Glossary Terms

Pass-Through Entity

A business structure that allows tax credits and operating gains and losses to be allocated to the owners of the business rather than the business itself, which prevents the income of the business from being taxed twice. Some examples of pass-through entities that would qualify for the federal production tax credit include: limited liability companies, partnerships, sub-chapter “S” Corporations, and limited liability partnerships.

Passive Tax Appetite

Income from certain types of investments qualifies as passive income. Tax paid on this income is considered passive tax. To take advantage of the Federal Production Tax Credit (the PTC) and Modified Accelerated Cost Recovery System (MACRS), you or a project partner must be paying taxes that fit into this category of tax liability.

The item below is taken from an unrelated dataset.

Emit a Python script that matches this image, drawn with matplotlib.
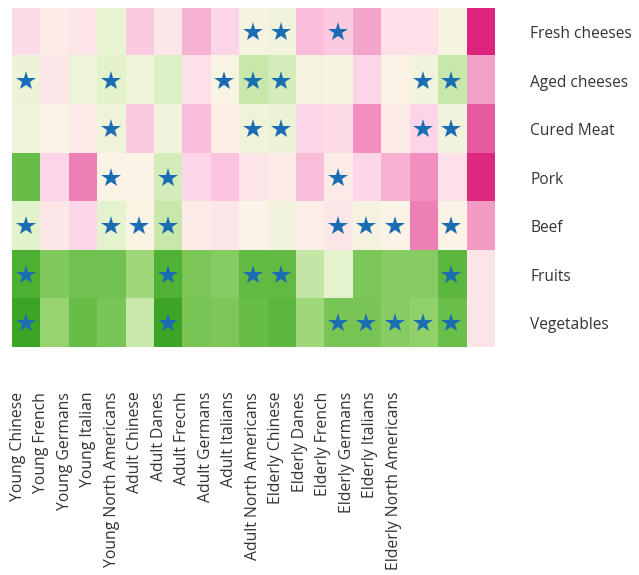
import numpy as np
import matplotlib
matplotlib.use("Agg")
import matplotlib.pyplot as plt
from matplotlib.colors import LinearSegmentedColormap

foods = ["Fresh cheeses", "Aged cheeses", "Cured Meat", "Pork", "Beef",
         "Fruits", "Vegetables"]
groups = ["Young Chinese", "Young French", "Young Germans", "Young Italian",
          "Young North Americans", "Adult Chinese", "Adult Danes", "Adult Frecnh",
          "Adult Germans", "Adult Italians", "Adult North Americans",
          "Elderly Chinese", "Elderly Danes", "Elderly French", "Elderly Germans",
          "Elderly Italians", "Elderly North Americans"]

# Association scores (negative = pink, positive = green)
fresh_cheeses = [-0.15, -0.05, -0.10, 0.15, -0.25, -0.08, -0.35, -0.20, 0.05, 0.08,
                 -0.30, -0.25, -0.40, -0.12, -0.12, 0.05, -0.90]
aged_cheeses = [0.12, -0.08, 0.10, 0.20, 0.10, 0.22, -0.12, 0.03, 0.30, 0.25,
                0.06, 0.05, -0.20, 0.02, 0.08, 0.30, -0.42]
cured_meat = [0.10, 0.00, -0.06, 0.10, -0.25, 0.08, -0.30, -0.03, 0.10, 0.12,
              -0.20, -0.15, -0.50, -0.05, -0.20, 0.08, -0.70]
pork = [0.70, -0.20, -0.55, 0.00, 0.00, 0.25, -0.20, -0.27, -0.10, -0.05,
        -0.30, -0.05, -0.20, -0.35, -0.50, -0.12, -0.88]
beef = [0.20, -0.08, -0.18, 0.18, 0.03, 0.30, -0.05, -0.08, 0.00, 0.08,
        -0.03, -0.08, 0.06, 0.00, -0.55, 0.00, -0.45]
fruits = [0.82, 0.58, 0.65, 0.65, 0.45, 0.80, 0.60, 0.55, 0.72, 0.72,
          0.32, 0.18, 0.60, 0.55, 0.55, 0.75, -0.10]
vegetables = [0.90, 0.48, 0.70, 0.62, 0.30, 0.90, 0.62, 0.60, 0.70, 0.75,
              0.45, 0.62, 0.62, 0.55, 0.50, 0.68, -0.10]

# Significant associations: group columns per food row
significant = {
    "Fresh cheeses": [8, 9, 11],
    "Aged cheeses": [0, 3, 7, 8, 9, 14, 15],
    "Cured Meat": [3, 8, 9, 14, 15],
    "Pork": [3, 5, 11],
    "Beef": [0, 3, 4, 5, 11, 12, 13, 15],
    "Fruits": [0, 5, 8, 9, 15],
    "Vegetables": [0, 5, 11, 12, 13, 14, 15],
}

values = np.array([fresh_cheeses, aged_cheeses, cured_meat, pork, beef,
                   fruits, vegetables])

cmap = LinearSegmentedColormap.from_list(
    "pink_green",
    [(0.00, "#d90a70"), (0.25, "#f28fbf"), (0.40, "#fdd5e8"), (0.50, "#fdf3e8"),
     (0.60, "#e2f3cc"), (0.75, "#93d26c"), (0.90, "#52b336"), (1.00, "#2a9a18")])

fig = plt.figure(figsize=(6.39, 5.75), dpi=100)
ax = fig.add_axes([0.0183, 0.396, 0.7547, 0.5896])
ax.imshow(values, cmap=cmap, vmin=-1, vmax=1, aspect="auto",
          interpolation="nearest")

for r, food in enumerate(foods):
    cols = significant[food]
    ax.plot(cols, [r] * len(cols), linestyle="none", marker="*",
            markersize=15, color="#1a6db3", markeredgewidth=0)

for s in ax.spines.values():
    s.set_visible(False)

ax.yaxis.tick_right()
ax.set_yticks(range(len(foods)))
ax.set_yticklabels(foods, fontsize=11.2, family="Open Sans", color="#333333")
ax.tick_params(axis="y", length=0, pad=26)

# group labels sit in a narrower band than the columns
ax.set_xticks(np.linspace(-0.28, 12.96, len(groups)))
ax.set_xticklabels(groups, rotation=90, fontsize=11.3, family="Open Sans",
                   color="#333333", va="top", ha="center")
ax.tick_params(axis="x", length=0, pad=32)

fig.savefig("out.png", dpi=100)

For more information about what qualifies as passive activity see IRS Publication 925: Passive Activity and At-Risk Rules: http://www.irs.gov/publications/p925/ar02.html

Passive Income

Certain types of income, as defined by the IRS, such as rental income or income from businesses, in which the earner serves only as an investor and is not actively engaged in running the investment as defined by the IRS. See Passive Tax Appetite.

Network Resource

An electrical generator that can provide support to the system in terms of real or reactive power supply, spinning reserve, or other services that the system operator requires to keep the system operating in a safe and reliable manner. Generally wind projects can only qualify as an energy resource because of their non-dispatchable nature, i.e. they can only supply energy to the system when the wind is blowing and not when the system requires it.

Net Present Value

A common financial concept (and a critical component of Minnesota’s C-BED tariff), reflecting the idea that having a given amount of money today is more valuable than receiving the same amount of money in the future. C-BED requires utilities to determine the net present value of their rate schedule using the standard discount factor that they apply to their other business decisions. That means calculating the expected payments over the life of the contract and applying the discount to find the net present value of the series of payments. The net present value is then divided by the total energy produced over the 20 years, resulting in the “net present value rate” – the present value of every kilowatt-hour the project will produce over its lifetime. C-BED requires that the utility establish a tariff that provides for a rate schedule resulting in a net present value rate of up to 2.7¢/kWh.